Rule: Never increase your position size purely because the share price is lower. Your risk exposure should be based on dollar amount, not number of shares.
The Institutional Edge You Lack
Institutions (mutual funds, pensions) do not buy before stock splits. They buy based on valuation models. After a split, they may gradually increase positions if the stock meets their price targets. This institutional buying is the primary driver of the post-split outperformance over 12 months.
What this means for you: If you buy after the split, you are buying in conjunction with institutions that are adding shares at a lower nominal price. You are riding their coattails. If you buy before, you are competing with short-term momentum traders.
When to Sell (The Missing Piece)
If you buy before a split, your exit strategy should be tied to the announcement day or the split day itself. The historical pattern favors selling into the rally.
If you buy after a split, hold for at least 6-12 months. The post-split drift is a slow, steady phenomenon. Selling too early (within 3 months) negates the advantage.
The best exit indicator: If the stock fails to establish a new post-split high within 6 months, consider selling. This suggests the split failed to attract sustainable institutional interest.
ETFs and Index Funds: The Blind Buyer
If you hold an S&P 500 index fund, you are automatically buying stocks before and after their splits. This is the simplest, most effective strategy. You capture the pre-split momentum and the post-split drift without any timing risk.

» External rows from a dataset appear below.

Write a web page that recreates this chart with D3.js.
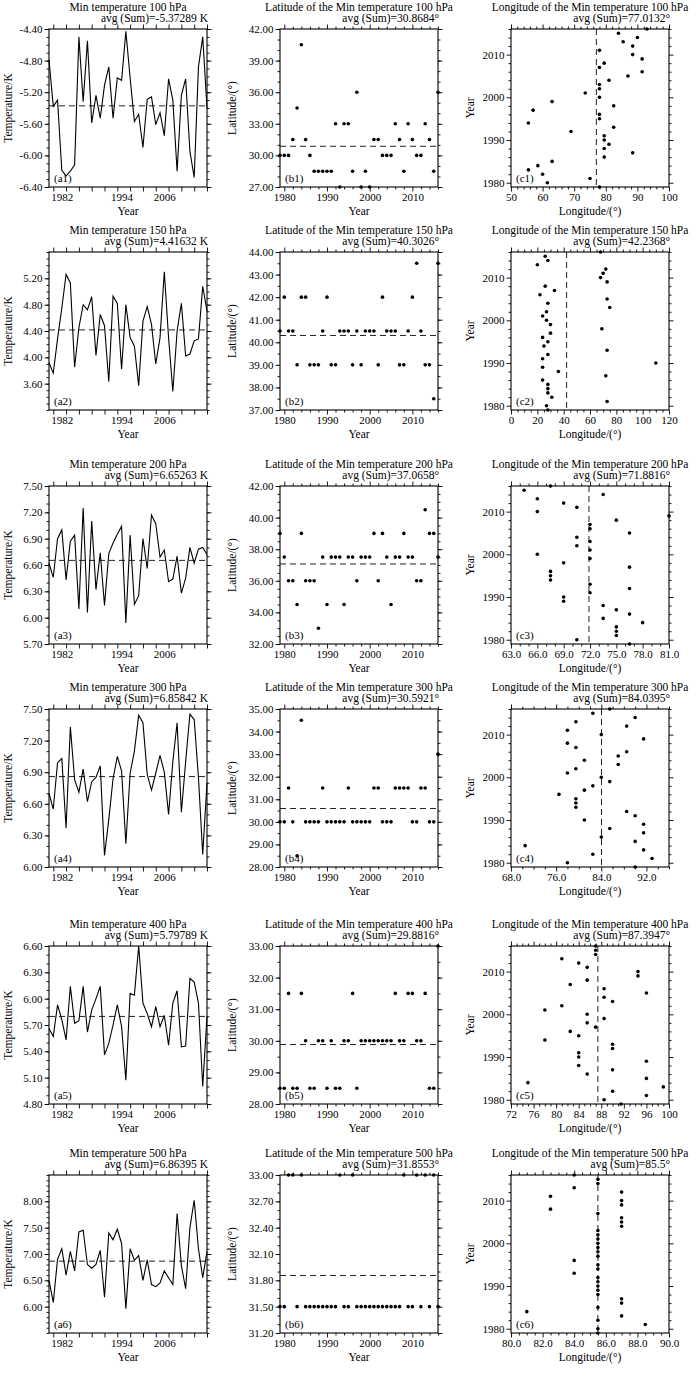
<!DOCTYPE html>
<html><head><meta charset="utf-8">
<script src="https://cdn.jsdelivr.net/npm/d3@7/dist/d3.min.js"></script>
<style>
body{margin:0;background:#fff}
text{font-family:"Liberation Serif","Times New Roman",serif;fill:#000}
</style>
</head><body>
<svg id="chart" width="700" height="1393"></svg>
<script>
// ---------------- data ----------------
const years = [1979,1980,1981,1982,1983,1984,1985,1986,1987,1988,1989,1990,1991,1992,1993,1994,1995,1996,1997,1998,1999,2000,2001,2002,2003,2004,2005,2006,2007,2008,2009,2010,2011,2012,2013,2014,2015,2016];
const levels = ["100","150","200","300","400","500"];
const tempAvg = ["-5.37289","4.41632","6.65263","6.85842","5.79789","6.86395"];
const latAvg  = ["30.8684","40.3026","37.0658","30.5921","29.8816","31.8553"];
const lonAvg  = ["77.0132","42.2368","71.8816","84.0395","87.3947","85.5"];

// column a: min temperature (K)
const temp100 = [-4.79,-5.38,-5.30,-6.19,-6.26,-6.20,-6.12,-4.50,-5.32,-4.55,-5.59,-5.24,-5.53,-5.11,-4.88,-5.53,-5.02,-5.05,-4.43,-5.02,-5.57,-5.48,-5.90,-5.29,-5.26,-5.61,-5.46,-5.75,-5.03,-5.30,-6.20,-5.24,-5.03,-5.95,-6.28,-4.88,-4.50,-5.40];
const temp150 = [3.92,3.76,4.28,4.75,5.26,5.13,3.85,4.45,4.80,4.72,4.92,4.03,4.65,4.48,3.63,4.93,4.82,3.82,4.80,4.30,4.17,3.57,4.55,4.77,4.50,3.90,4.30,5.30,4.30,3.48,4.40,4.82,4.02,4.05,4.25,4.28,5.08,4.70];
const temp200 = [6.62,6.46,6.90,7.00,6.43,6.87,6.94,6.10,7.25,6.06,7.10,6.32,6.74,6.14,6.73,6.85,6.95,7.04,5.94,6.94,6.15,6.25,6.90,6.56,7.17,7.07,6.69,6.77,6.41,6.44,6.70,6.28,6.45,6.80,6.62,6.78,6.80,6.72];
const temp300 = [6.70,6.55,6.99,7.03,6.37,7.33,6.83,6.71,6.93,6.62,6.81,6.85,6.96,6.11,6.45,6.84,7.05,6.91,6.22,6.89,7.10,7.44,7.37,6.88,6.73,6.89,7.06,6.90,6.50,7.00,7.37,6.52,7.00,7.45,7.40,6.85,6.12,6.80];
const temp400 = [5.66,5.57,5.93,5.76,5.53,6.14,5.72,5.75,6.14,5.62,5.87,6.00,6.14,5.36,5.49,5.70,5.93,5.68,5.07,6.06,6.04,6.60,5.95,5.83,5.68,5.91,5.68,5.81,5.47,5.95,6.09,5.45,5.46,6.23,6.19,5.95,5.00,5.80];
const temp500 = [6.50,6.08,6.90,7.10,6.60,7.05,6.68,7.42,7.45,6.80,6.73,6.80,7.07,6.18,7.40,7.27,7.47,7.20,5.96,7.10,6.88,6.97,6.50,6.89,6.42,6.38,6.45,6.68,6.55,6.42,7.77,6.78,6.34,7.50,8.02,7.10,6.55,7.05];

// column b: latitude of the minimum (deg)
const lat100 = [30,30,30,31.5,34.5,40.5,31.5,30,28.5,28.5,28.5,28.5,28.5,33,27,33,33,28.5,36,27,28.5,27,31.5,31.5,30,30,30,33,31.5,28.5,33,31.5,30,30,33,31.5,28.5,36];
const lat150 = [40.5,42,40.5,40.5,39,42,42,39,39,39,40.5,42,39,39,40.5,40.5,40.5,39,40.5,39,40.5,40.5,40.5,39,42,40.5,40.5,40.5,39,39,40.5,42,43.5,40.5,39,39,37.5,43.5];
const lat200 = [39,37.5,36,36,34.5,39,36,36,36,33,37.5,34.5,37.5,37.5,37.5,34.5,37.5,37.5,36,37.5,37.5,37.5,39,36,39,37.5,34.5,37.5,37.5,39,37.5,37.5,36,36,40.5,39,39,37.5];
const lat300 = [30,30,31.5,30,28.5,34.5,30,30,30,30,31.5,30,30,30,30,30,31.5,30,30,30,30,30,31.5,31.5,30,30,30,31.5,31.5,31.5,31.5,30,30,31.5,31.5,30,30,33];
const lat400 = [28.5,28.5,31.5,28.5,28.5,31.5,30,28.5,28.5,30,30,28.5,30,28.5,28.5,30,30,31.5,28.5,30,30,30,30,30,30,30,30,31.5,30,30,31.5,31.5,30,30,31.5,28.5,28.5,33];
const lat500 = [31.5,31.5,33,33,31.5,33,31.5,31.5,31.5,31.5,31.5,31.5,31.5,31.5,33,31.5,31.5,33,31.5,31.5,31.5,31.5,31.5,31.5,31.5,31.5,31.5,31.5,31.5,33,31.5,31.5,33,31.5,33,31.5,33,31.5];

// column c: longitude of the minimum (deg)
const lon100 = [78,61.5,75,60,55.5,58.5,63,79.5,88.5,79.5,81,79.5,79.5,69,82.5,55.5,78,78,57,82.5,63,78,73.5,78,78,81,87,91.5,78,79.5,91.5,88.5,78,88.5,85.5,90,84,93];
const lon150 = [28,27,73,31,28,28,28,24,72,36,24,110,24,28,73,25,28,24,30,69,30,27,24,27,75,28,73,22,33,26,73,68,70,72,20,28,26,68];
const lon200 = [76.5,70.5,75,75,75,78,73.5,76.5,75,73.5,69,69,72,76.5,72,67.5,67.5,67.5,76.5,69,72,66,72,70.5,72,70.5,76.5,72,72,75,81,66,70.5,69,66,73.5,64.5,67.5];
const lon300 = [90,78,93,82.5,91.5,70.5,90,84,91.5,85.5,91.5,81,90,88.5,79.5,79.5,79.5,76.5,81,82.5,85.5,84,78,79.5,87,81,87,88.5,79.5,78,91.5,84,78,88.5,79.5,90,82.5,85.5];
const lon400 = [91.5,88.5,96,90,99,75,96,85.5,90,84,96,84,84,90,90,78,84,82.5,87,85.5,88.5,85.5,78,81,90,88.5,96,88.5,82.5,85.5,94.5,94.5,85.5,84,81,87,87,87];
const lon500 = [85.5,85.5,88.5,85.5,87,81,85.5,87,87,85.5,85.5,85.5,85.5,85.5,84,85.5,85.5,84,85.5,85.5,85.5,85.5,85.5,85.5,85.5,87,87,87,85.5,82.5,87,87,82.5,87,84,85.5,85.5,84];

// axis settings (tick labels)
const tempDomains = [[-6.4,-4.4],[3.2,5.6],[5.7,7.5],[6.0,7.5],[4.8,6.6],[5.5,8.5]];
const tempTicks = [[-6.4,-6.0,-5.6,-5.2,-4.8,-4.4],[3.6,4.0,4.4,4.8,5.2],[5.7,6.0,6.3,6.6,6.9,7.2,7.5],[6.0,6.3,6.6,6.9,7.2,7.5],[4.8,5.1,5.4,5.7,6.0,6.3,6.6],[6.0,6.5,7.0,7.5,8.0]];
const tempMinor = [0.1,0.1,0.1,0.1,0.1,0.1];
const latDomains = [[27,42],[37,44],[32,42],[28,35],[28,33],[31.2,33.0]];
const latTicks = [[27,30,33,36,39,42],[37,38,39,40,41,42,43,44],[32,34,36,38,40,42],[28,29,30,31,32,33,34,35],[28,29,30,31,32,33],[31.2,31.5,31.8,32.1,32.4,32.7,33.0]];
const latMinor = [1,0.5,0.5,0.5,0.5,0.1];
const lonDomains = [[50,100],[0,120],[63,81],[68,96],[72,100],[80,90]];
const lonTicks = [[50,60,70,80,90,100],[0,20,40,60,80,100,120],[63,66,69,72,75,78,81],[68,76,84,92],[72,76,80,84,88,92,96,100],[80,82,84,86,88,90]];
const lonMinor = [2,5,1,2,1,0.5];
const lonDecimals = [0,0,1,1,0,1];
// year labels of column a, and where the reference prints them on the year axis
const yearTickLabA = ["1982","1994","2006"];
const yearTickPosA = [1982, 1996, 2006];
const yearTicksB = [1980,1990,2000,2010];

const tempSeries = [temp100,temp150,temp200,temp300,temp400,temp500];
const latSeries = [lat100,lat150,lat200,lat300,lat400,lat500];
const lonSeries = [lon100,lon150,lon200,lon300,lon400,lon500];

// ---------------- layout ----------------
const W = 158, H = 158;
const colX = [49, 280, 511];
const rowY = [29, 252, 486, 709, 946, 1175];
const FS = 11;
const svg = d3.select("#chart");

function minorVals(dom, step){
  const lo = Math.min(dom[0],dom[1]), hi = Math.max(dom[0],dom[1]);
  const out = [];
  const n0 = Math.ceil(lo/step - 1e-6), n1 = Math.floor(hi/step + 1e-6);
  for (let k=n0;k<=n1;k++) out.push(+(k*step).toFixed(6));
  return out;
}

function frameAxes(g, x, y, o){
  const mk = (gen, tr, vals, size, fmt, pad) => {
    const a = g.append("g").attr("transform", tr)
      .call(gen.tickValues(vals).tickSize(size).tickSizeOuter(0).tickPadding(pad==null?2:pad).tickFormat(fmt || (()=>"")));
    a.select(".domain").remove();
    a.selectAll("line").attr("stroke","#000").attr("stroke-width",0.9);
    a.selectAll("text").attr("font-size",FS).attr("font-family",'"Liberation Serif",serif').attr("fill","#000");
    return a;
  };
  mk(d3.axisBottom(x), `translate(0,${H})`, o.xMin, 2.5);
  mk(d3.axisTop(x), `translate(0,0)`, o.xMin, 2.5);
  mk(d3.axisBottom(x), `translate(0,${H})`, o.xMaj, 4.5);
  mk(d3.axisTop(x), `translate(0,0)`, o.xMaj, 4.5);
  mk(d3.axisBottom(x), `translate(0,${H})`, o.xLab, 0, o.xFmt, 6.5);
  mk(d3.axisLeft(y), `translate(0,0)`, o.yMin, 2.5);
  mk(d3.axisRight(y), `translate(${W},0)`, o.yMin, 2.5);
  mk(d3.axisLeft(y), `translate(0,0)`, o.yMaj, 4.5, o.yFmt);
  mk(d3.axisRight(y), `translate(${W},0)`, o.yMaj, 4.5);
  g.append("rect").attr("x",0).attr("y",0).attr("width",W).attr("height",H)
    .attr("fill","none").attr("stroke","#000").attr("stroke-width",1.1);
}

function titles(g, t1, t2){
  g.append("text").attr("x",W/2).attr("y",-18).attr("text-anchor","middle").attr("font-size",FS+0.5).text(t1);
  g.append("text").attr("x",W+1).attr("y",-7).attr("text-anchor","end").attr("font-size",FS+0.5).text(t2);
}

function axisTitles(g, xt, yt, yOff){
  g.append("text").attr("x",W/2).attr("y",H+28).attr("text-anchor","middle").attr("font-size",FS+0.5).text(xt);
  g.append("text").attr("transform",`translate(${yOff},${H/2}) rotate(-90)`)
    .attr("text-anchor","middle").attr("font-size",FS+0.5).text(yt);
}

function panelLabel(g, s){
  g.append("text").attr("x",5).attr("y",H-5).attr("font-size",FS).text(s);
}

const yearDom = [1979, 2016];
const yearTicks3 = minorVals(yearDom, 3);
const yearMinor2 = minorVals(yearDom, 2).filter(v => !yearTicksB.includes(v));

for (let r = 0; r < 6; r++){
  // ---- column a ----
  {
    const g = svg.append("g").attr("transform",`translate(${colX[0]},${rowY[r]})`);
    const x = d3.scaleLinear().domain(yearDom).range([0,W]);
    const y = d3.scaleLinear().domain(tempDomains[r]).range([H,0]);
    const data = years.map((yr,i)=>({yr, v: tempSeries[r][i]}));
    const av = +tempAvg[r];
    g.append("line").attr("x1",0).attr("x2",W).attr("y1",y(av)).attr("y2",y(av))
      .attr("stroke","#222").attr("stroke-width",1).attr("stroke-dasharray","6,4");
    g.append("path").datum(data).attr("fill","none").attr("stroke","#000").attr("stroke-width",1.1)
      .attr("d", d3.line().x(d=>x(d.yr)).y(d=>y(d.v)));
    frameAxes(g, x, y, {xMaj: yearTicks3, xMin: [], xLab: yearTickPosA, xFmt: (d,i)=>yearTickLabA[i],
      yMaj: tempTicks[r], yMin: minorVals(tempDomains[r], tempMinor[r]), yFmt: d=>d.toFixed(2)});
    titles(g, `Min temperature ${levels[r]} hPa`, `avg (Sum)=${tempAvg[r]} K`);
    axisTitles(g, "Year", "Temperature/K", -37);
    panelLabel(g, `(a${r+1})`);
  }
  // ---- column b ----
  {
    const g = svg.append("g").attr("transform",`translate(${colX[1]},${rowY[r]})`);
    const x = d3.scaleLinear().domain(yearDom).range([0,W]);
    const y = d3.scaleLinear().domain(latDomains[r]).range([H,0]);
    const data = years.map((yr,i)=>({yr, v: latSeries[r][i]}));
    const av = +latAvg[r];
    g.append("line").attr("x1",0).attr("x2",W).attr("y1",y(av)).attr("y2",y(av))
      .attr("stroke","#222").attr("stroke-width",1).attr("stroke-dasharray","6,4");
    g.selectAll("circle").data(data).join("circle")
      .attr("cx",d=>x(d.yr)).attr("cy",d=>y(d.v)).attr("r",1.8).attr("fill","#000");
    frameAxes(g, x, y, {xMaj: yearTicksB, xMin: yearMinor2, xLab: yearTicksB, xFmt: d=>String(d),
      yMaj: latTicks[r], yMin: minorVals(latDomains[r], latMinor[r]), yFmt: d=>d.toFixed(2)});
    titles(g, `Latitude of the Min temperature ${levels[r]} hPa`, `avg (Sum)=${latAvg[r]}°`);
    axisTitles(g, "Year", "Latitude/(°)", -44);
    panelLabel(g, `(b${r+1})`);
  }
  // ---- column c ----
  {
    const g = svg.append("g").attr("transform",`translate(${colX[2]},${rowY[r]})`);
    const x = d3.scaleLinear().domain(lonDomains[r]).range([0,W]);
    const y = d3.scaleLinear().domain(yearDom).range([H,0]);
    const data = years.map((yr,i)=>({yr, v: lonSeries[r][i]}));
    const av = +lonAvg[r];
    g.append("line").attr("x1",x(av)).attr("x2",x(av)).attr("y1",0).attr("y2",H)
      .attr("stroke","#222").attr("stroke-width",1).attr("stroke-dasharray","6,4");
    g.selectAll("circle").data(data).join("circle")
      .attr("cx",d=>x(d.v)).attr("cy",d=>y(d.yr)).attr("r",1.8).attr("fill","#000");
    frameAxes(g, x, y, {xMaj: lonTicks[r], xMin: minorVals(lonDomains[r], lonMinor[r]).filter(v=>!lonTicks[r].includes(v)),
      xLab: lonTicks[r], xFmt: d=>d.toFixed(lonDecimals[r]),
      yMaj: yearTicksB, yMin: yearMinor2, yFmt: d=>String(d)});
    titles(g, `Longitude of the Min temperature ${levels[r]} hPa`, `avg (Sum)=${lonAvg[r]}°`);
    axisTitles(g, "Longitude/(°)", "Year", -37);
    panelLabel(g, `(c${r+1})`);
  }
}
</script>
</body></html>
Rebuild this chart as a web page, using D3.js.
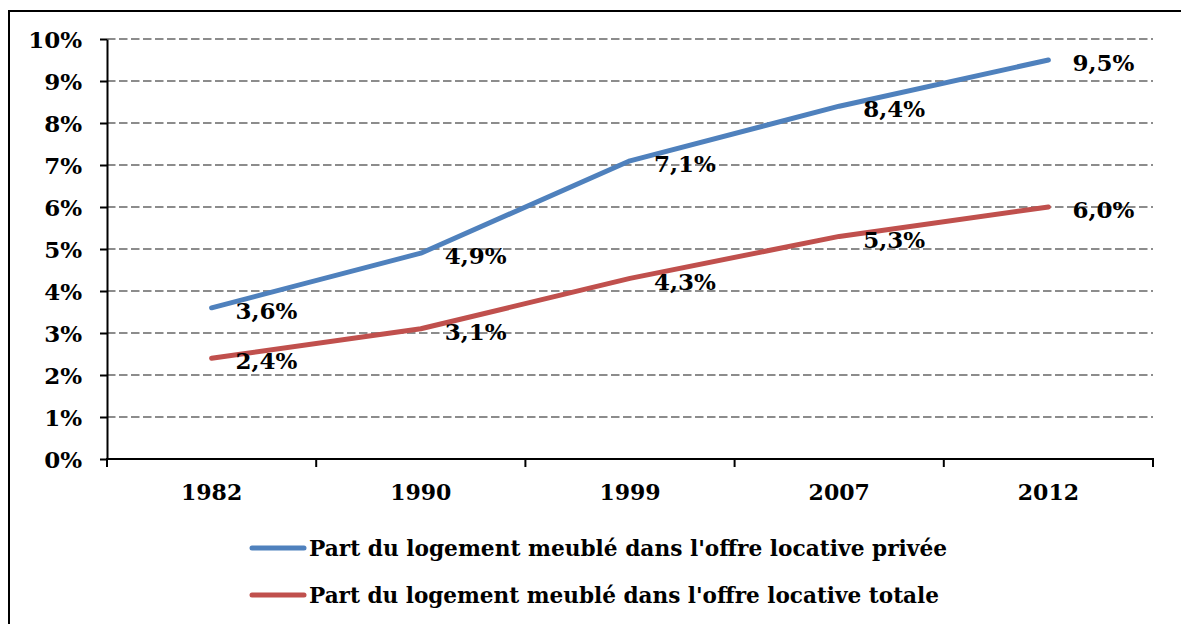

For the hands-off investor: Stop trying to time splits. Let the ETF do the work. The data shows that active split trading rarely beats a passive index over 5 years.
The Bottom-Line Data Point
A comprehensive analysis of 500 stock splits from 1990 to 2023 by Quantum Analytics found that investors who simply bought an equal-dollar amount of all split stocks three months after the split date and held for one year generated an average annualized excess return of 2.3% over the S&P 500. The same strategy, applied before the split, generated only 0.8% excess return with 40% higher volatility.
The clear winner: Patience pays. Buy after, not before.